I was there when the Jets left and, quite frankly, good riddance. Attendance was always lousy and the outcry was pathetic. If the city loved the team that much than maybe they should have attended more games. Besides, they now have the Manitoba Moose to cheer for.

You should go to Google Video and search for "Death By Popcorn", it's a great film about the Gretzky conspiracy against the Jets.

Kenneth M. Kambara said...

lq:: Thanks for the background story on Bettman & Balsillie. In my mind, the NHL in America idea was to build up audiences in large American markets, in order to generate ticket and media revenues. Build it & they will come, but I think there's too much competition for the entertainment dollar and it's all about luxury boxes for corporations.

I'd rather see a team have a following in Canada than flounder in a US market.

cm:: Interesting. I guess that one great city isn't such a great NHL possibility, after all. I was reading on how the politicians (NDP & Conservatives} were promising to do something to keep the Jets in the city. Of course, it was all talk. At the end of the day, I think every city is worried about being saddled with an expensive fiasco like Montréal's Stade Olympique, built for the 1976 Olympics.

I'm all for a Saskie team...mainly so I can chuckle at Americans feeling uncomfortable when faced with city names like Regina. LQ might have some insights into how that might go. Maybe Don Cherry can explain it all. Oh, as it turns out Saskatoon is bigger than Regina.

I found Death by Popcorn. I have it going this minute. Interesting stuff.
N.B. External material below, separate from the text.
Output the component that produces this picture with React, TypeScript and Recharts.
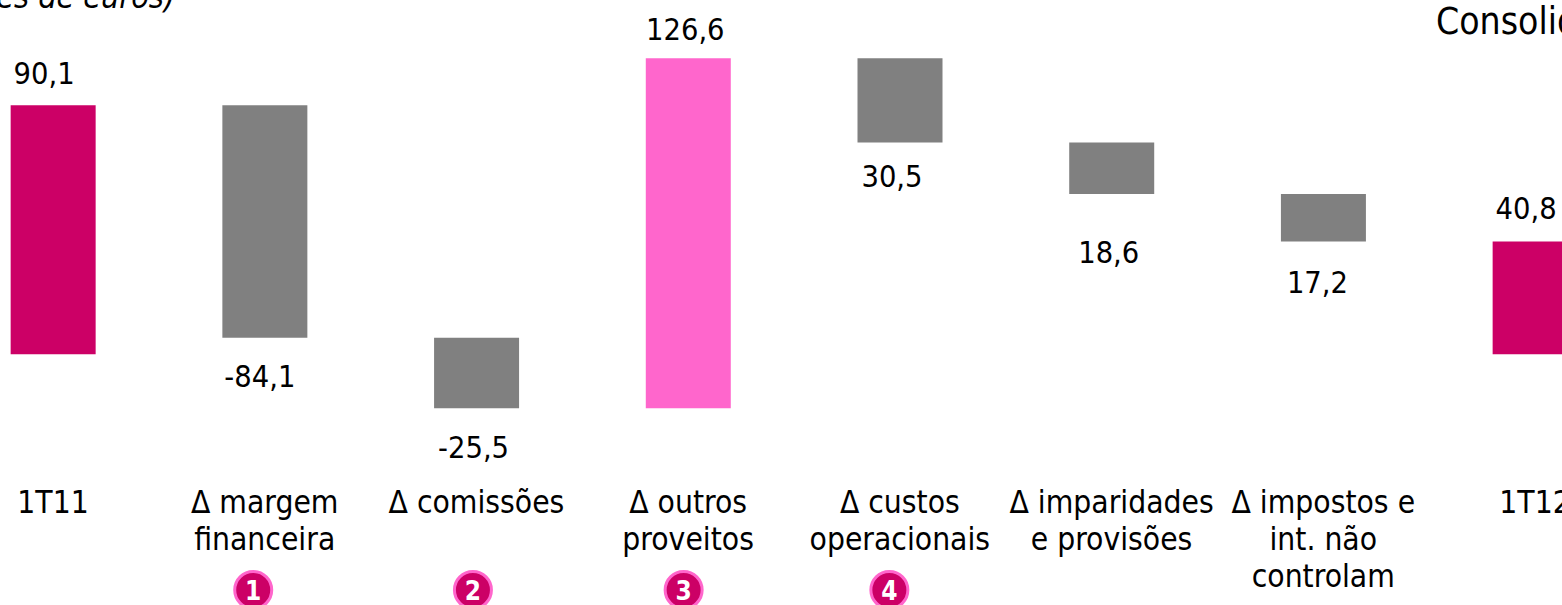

If I teach sports marketing any time soon, I think I might use The Commercialization of Sport. This book goes into how the Canadian tax code subsidizes businesses to buy luxury boxes and drives up team revenues that way. Plus, the tourism revenue effects of professional sports are questionable, which complicates the issue of public investment in sports-related infrastructure.